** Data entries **
## Start

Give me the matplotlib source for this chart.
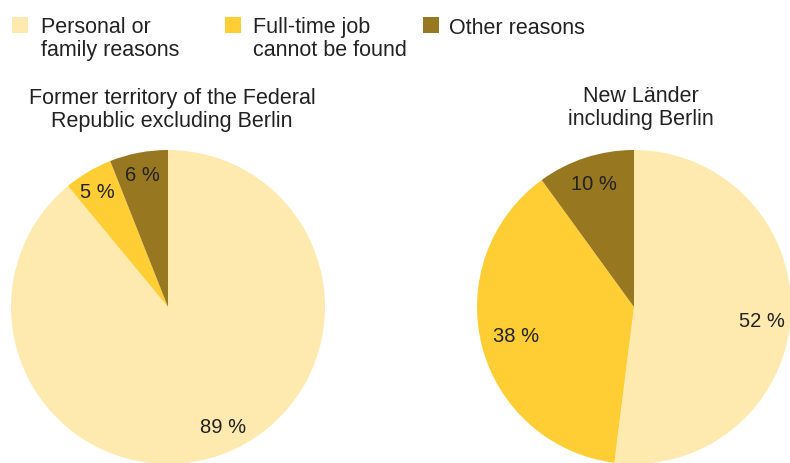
import numpy as np
import matplotlib.pyplot as plt
from matplotlib.patches import Rectangle

plt.rcParams['font.family'] = ['Liberation Sans', 'DejaVu Sans']

# data
categories = ['Personal or\nfamily reasons', 'Full-time job\ncannot be found', 'Other reasons']
west_values = [89, 5, 6]
east_values = [52, 38, 10]
west_title = 'Former territory of the Federal\nRepublic excluding Berlin'
east_title = 'New Länder\nincluding Berlin'

colors = ['#FEE9AF', '#FFCD34', '#977720']
txt = '#222222'
W, H = 790, 464

fig = plt.figure(figsize=(7.9, 4.64), dpi=100)


def draw_pie(cx, cy, r, values, title, tx, ty, dist, nudge):
    # axes box in pixels -> figure fraction
    ax = fig.add_axes([(cx - r) / W, (H - cy - r) / H, 2 * r / W, 2 * r / H])
    wedges, texts = ax.pie(values, colors=colors, startangle=90, counterclock=False,
                           wedgeprops=dict(linewidth=0))
    ax.set_xlim(-1, 1)
    ax.set_ylim(-1, 1)
    ax.set_aspect('auto')
    ax.axis('off')
    for w, v, d, n in zip(wedges, values, dist, nudge):
        ang = np.deg2rad((w.theta1 + w.theta2) / 2 + n)
        ax.text(d * np.cos(ang), d * np.sin(ang), f'{v} %', ha='center', va='center',
                fontsize=14.5, color=txt)
    fig.text(tx / W, 1 - ty / H, title, ha='center', va='center', fontsize=15.5,
             color=txt, linespacing=1.1)


draw_pie(168, 308, 157, west_values, west_title, 172, 110, [0.84, 0.86, 0.86], [5, 1, 0])
draw_pie(634, 308, 157, east_values, east_title, 641, 108, [0.82, 0.77, 0.83], [-2.5, -1, 0])

# legend
patch_x = [12, 225, 423]
text_x = [41, 253, 449]
for i, lab in enumerate(categories):
    fig.add_artist(Rectangle((patch_x[i] / W, 1 - 34 / H), 16 / W, 16 / H,
                             transform=fig.transFigure, color=colors[i], lw=0))
    ty = 39 if '\n' in lab else 28
    fig.text(text_x[i] / W, 1 - ty / H, lab, ha='left', va='center', fontsize=15.5,
             color=txt, linespacing=1.1)

fig.savefig('out.png', dpi=100, facecolor='white')
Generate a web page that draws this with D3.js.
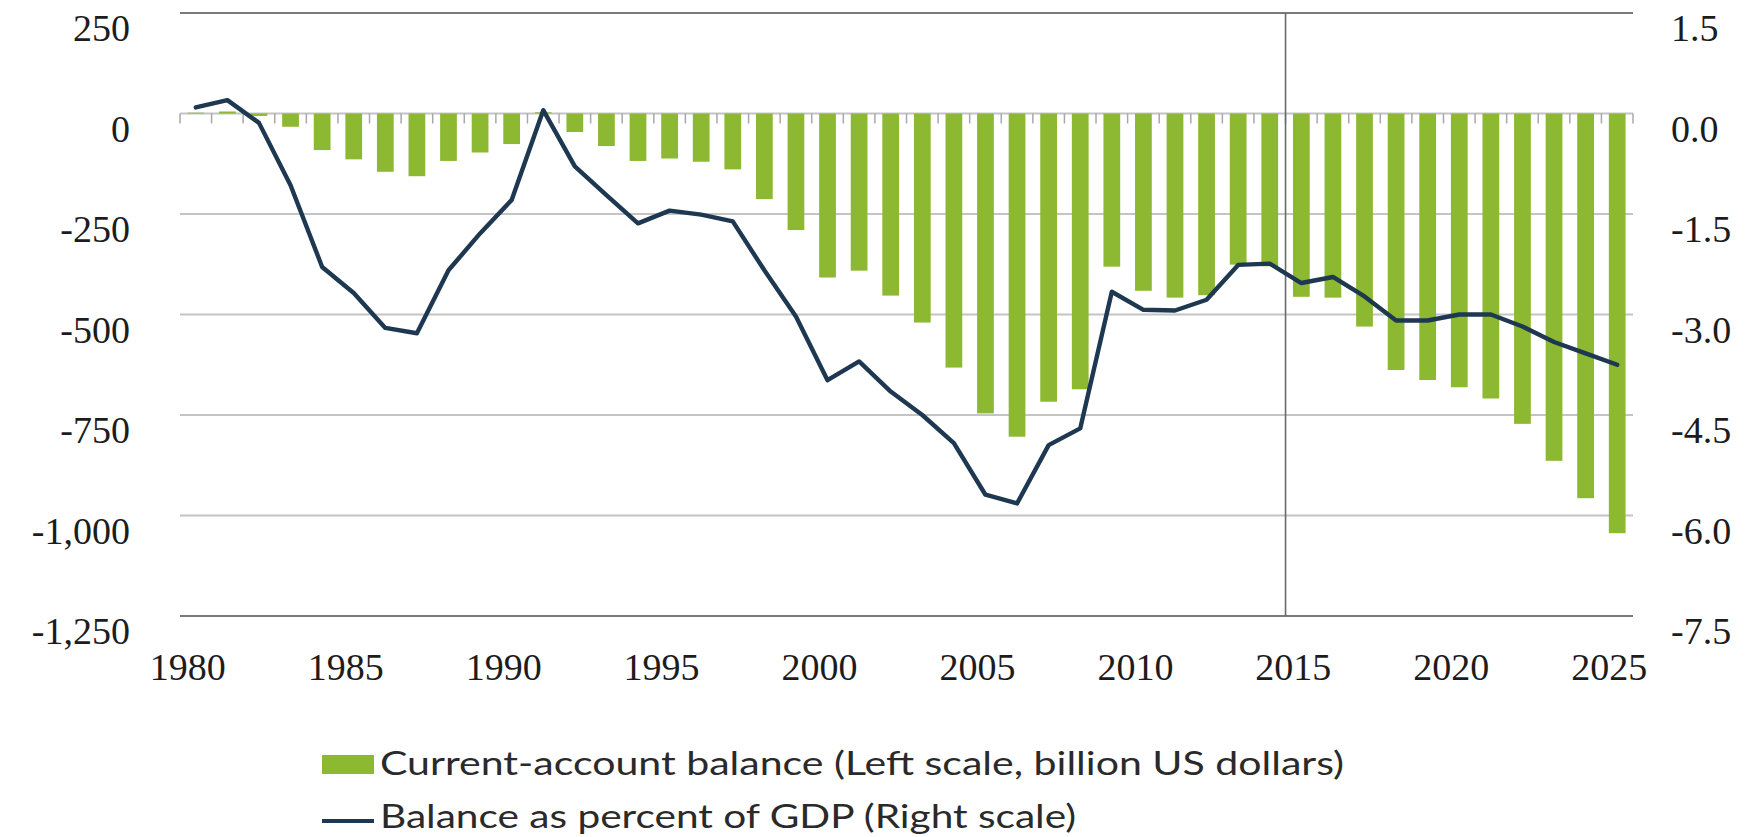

## End

** What is being asked **
Say how many lines in the entries contain the string "this", and leave out everything else.

** Result **
2